Ghana Parliament passes anti-LGBTQ+ Bill
Parliament on Wednesday, February 28, passed the Human Sexual Rights and Family Values Bill, 2021, also known as LGBTQ+.
“Honourable Members, the Human Sexual Rights and Family Values Bill, 2021 has been read for the third time and passed,” Mr Alban Bagbin, the Speaker of Parliament, announced on the Floor of the House.
The object of the Bill is to provide for proper human sexual rights and Ghanaian Family Values, which proscribe lesbian, gay, bisexual, transgender, queer (LGBTQ+) and related activities.
The Bill proscribes LGBTQ+ activities and criminalises their promotion, advocacy and funding.
Persons caught in those acts would be subjected to six months to three-year jail term with promoters and sponsors of those acts bearing a three to five-year jail term.
The Bill would now require presidential assent to come into force.
Ahead of the passage, sponsors of the Bill filed a motion for a further consideration stage of the Bill.
Mr Samuel Nartey George, the lead sponsor, proposed that clauses 10 and 11 of the anti-lesbian gay, bisexual and transgender (anti-LGBT) Bill, which dealt with editorial policies of media firms, be subjected to article 12 of the 1992 Constitution that provides for the freedom of the media.

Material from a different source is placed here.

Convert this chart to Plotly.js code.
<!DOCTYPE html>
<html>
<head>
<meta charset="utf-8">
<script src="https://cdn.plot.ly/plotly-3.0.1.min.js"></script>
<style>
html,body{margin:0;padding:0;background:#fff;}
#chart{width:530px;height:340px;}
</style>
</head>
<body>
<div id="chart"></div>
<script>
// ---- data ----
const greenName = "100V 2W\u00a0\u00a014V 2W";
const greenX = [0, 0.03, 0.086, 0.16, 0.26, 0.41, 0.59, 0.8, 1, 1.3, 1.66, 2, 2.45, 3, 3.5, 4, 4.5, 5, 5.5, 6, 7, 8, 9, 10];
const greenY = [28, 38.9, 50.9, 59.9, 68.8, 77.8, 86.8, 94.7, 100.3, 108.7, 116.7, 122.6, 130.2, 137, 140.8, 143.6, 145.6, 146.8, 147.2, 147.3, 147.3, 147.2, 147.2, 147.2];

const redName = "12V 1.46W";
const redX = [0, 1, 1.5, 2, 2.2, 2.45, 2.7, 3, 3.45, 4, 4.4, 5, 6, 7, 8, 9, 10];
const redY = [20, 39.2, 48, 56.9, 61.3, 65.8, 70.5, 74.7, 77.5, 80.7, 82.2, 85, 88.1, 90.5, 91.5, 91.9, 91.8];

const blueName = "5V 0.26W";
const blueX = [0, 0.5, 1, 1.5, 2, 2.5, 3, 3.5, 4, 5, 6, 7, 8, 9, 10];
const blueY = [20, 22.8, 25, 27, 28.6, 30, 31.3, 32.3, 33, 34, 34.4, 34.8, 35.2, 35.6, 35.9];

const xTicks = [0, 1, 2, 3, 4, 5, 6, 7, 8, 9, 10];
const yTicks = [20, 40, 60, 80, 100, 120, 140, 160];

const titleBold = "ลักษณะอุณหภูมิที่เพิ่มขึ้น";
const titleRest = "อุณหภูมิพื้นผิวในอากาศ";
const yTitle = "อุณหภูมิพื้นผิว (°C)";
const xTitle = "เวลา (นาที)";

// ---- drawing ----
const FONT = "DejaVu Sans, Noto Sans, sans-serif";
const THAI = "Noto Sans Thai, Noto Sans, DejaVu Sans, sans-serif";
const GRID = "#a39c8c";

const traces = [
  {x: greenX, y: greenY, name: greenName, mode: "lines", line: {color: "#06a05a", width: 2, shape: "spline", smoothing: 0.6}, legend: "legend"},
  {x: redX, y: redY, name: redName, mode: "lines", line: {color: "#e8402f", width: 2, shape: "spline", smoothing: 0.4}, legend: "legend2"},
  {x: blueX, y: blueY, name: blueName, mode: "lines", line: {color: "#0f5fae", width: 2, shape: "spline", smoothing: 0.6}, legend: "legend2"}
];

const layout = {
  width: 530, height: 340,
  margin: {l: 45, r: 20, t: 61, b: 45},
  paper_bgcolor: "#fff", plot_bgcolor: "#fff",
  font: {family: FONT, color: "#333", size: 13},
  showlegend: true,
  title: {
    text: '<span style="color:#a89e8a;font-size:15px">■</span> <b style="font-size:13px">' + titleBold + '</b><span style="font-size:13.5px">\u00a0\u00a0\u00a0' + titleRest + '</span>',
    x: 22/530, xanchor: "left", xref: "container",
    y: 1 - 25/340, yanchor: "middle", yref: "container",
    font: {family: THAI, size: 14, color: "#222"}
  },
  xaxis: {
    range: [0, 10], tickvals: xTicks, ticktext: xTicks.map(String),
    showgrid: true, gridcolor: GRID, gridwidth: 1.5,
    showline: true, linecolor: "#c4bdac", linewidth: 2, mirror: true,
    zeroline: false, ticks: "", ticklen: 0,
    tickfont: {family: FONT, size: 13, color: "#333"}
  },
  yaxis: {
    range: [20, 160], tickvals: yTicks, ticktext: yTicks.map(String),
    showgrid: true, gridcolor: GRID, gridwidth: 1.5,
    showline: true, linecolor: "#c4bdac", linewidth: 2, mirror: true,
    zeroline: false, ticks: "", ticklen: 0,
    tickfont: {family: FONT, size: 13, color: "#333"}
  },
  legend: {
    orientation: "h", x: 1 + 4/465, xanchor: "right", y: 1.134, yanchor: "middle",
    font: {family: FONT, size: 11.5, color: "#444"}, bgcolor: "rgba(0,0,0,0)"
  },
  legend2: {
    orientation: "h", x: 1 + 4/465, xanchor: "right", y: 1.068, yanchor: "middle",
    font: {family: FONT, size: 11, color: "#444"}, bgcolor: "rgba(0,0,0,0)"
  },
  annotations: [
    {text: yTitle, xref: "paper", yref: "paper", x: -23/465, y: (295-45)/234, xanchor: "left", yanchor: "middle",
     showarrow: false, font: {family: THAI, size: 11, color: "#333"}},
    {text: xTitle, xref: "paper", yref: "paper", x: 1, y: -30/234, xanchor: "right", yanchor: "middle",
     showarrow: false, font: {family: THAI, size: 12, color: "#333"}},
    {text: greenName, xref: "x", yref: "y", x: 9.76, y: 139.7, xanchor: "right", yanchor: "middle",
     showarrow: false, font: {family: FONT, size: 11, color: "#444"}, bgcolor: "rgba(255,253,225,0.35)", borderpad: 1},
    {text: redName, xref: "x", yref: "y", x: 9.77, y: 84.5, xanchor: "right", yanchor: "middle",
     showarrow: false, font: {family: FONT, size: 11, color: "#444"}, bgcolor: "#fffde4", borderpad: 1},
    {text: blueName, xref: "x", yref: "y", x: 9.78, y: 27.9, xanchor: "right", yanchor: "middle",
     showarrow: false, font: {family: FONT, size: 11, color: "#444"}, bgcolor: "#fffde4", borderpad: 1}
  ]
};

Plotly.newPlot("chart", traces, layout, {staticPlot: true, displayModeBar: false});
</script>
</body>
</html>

The amendments were approved by the House as part of the Bill.
Mr Alexander Afenyo-Markin, the Majority Leader, filed a motion for clause 12 of the Bill, which deals with the funding of LGBT activities to be subjected to the constitution but that was nullified by the House.

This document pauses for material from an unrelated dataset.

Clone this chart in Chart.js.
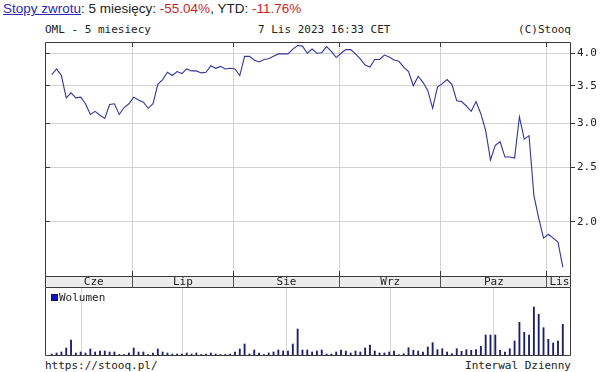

The passage of the Bill comes a day after the Board Chair of the Ghana Centre for Democratic Development (CDD-Ghana), Professor Audrey Gadzekpo, called on President Nana Addo Dankwa Akufo-Addo to reject the Bill.
She said: “The bill undermines fundamental human rights protected by the Constitution, including the rights to dignity, freedom of speech and association, procession participation, academic freedom, equality, and non-discrimination.”
In May 2023, Uganda signed one of the world’s toughest anti-LGBT laws, including the death penalty for “aggravated homosexuality.”
Activists said it unleashed a wave of abuse and the World Bank suspended new funding to the country.
The United Nations said in 2021 that the proposed law, Human Sexual Rights and Family Values, would create “a system of state-sponsored discrimination and violence” against sexual minorities.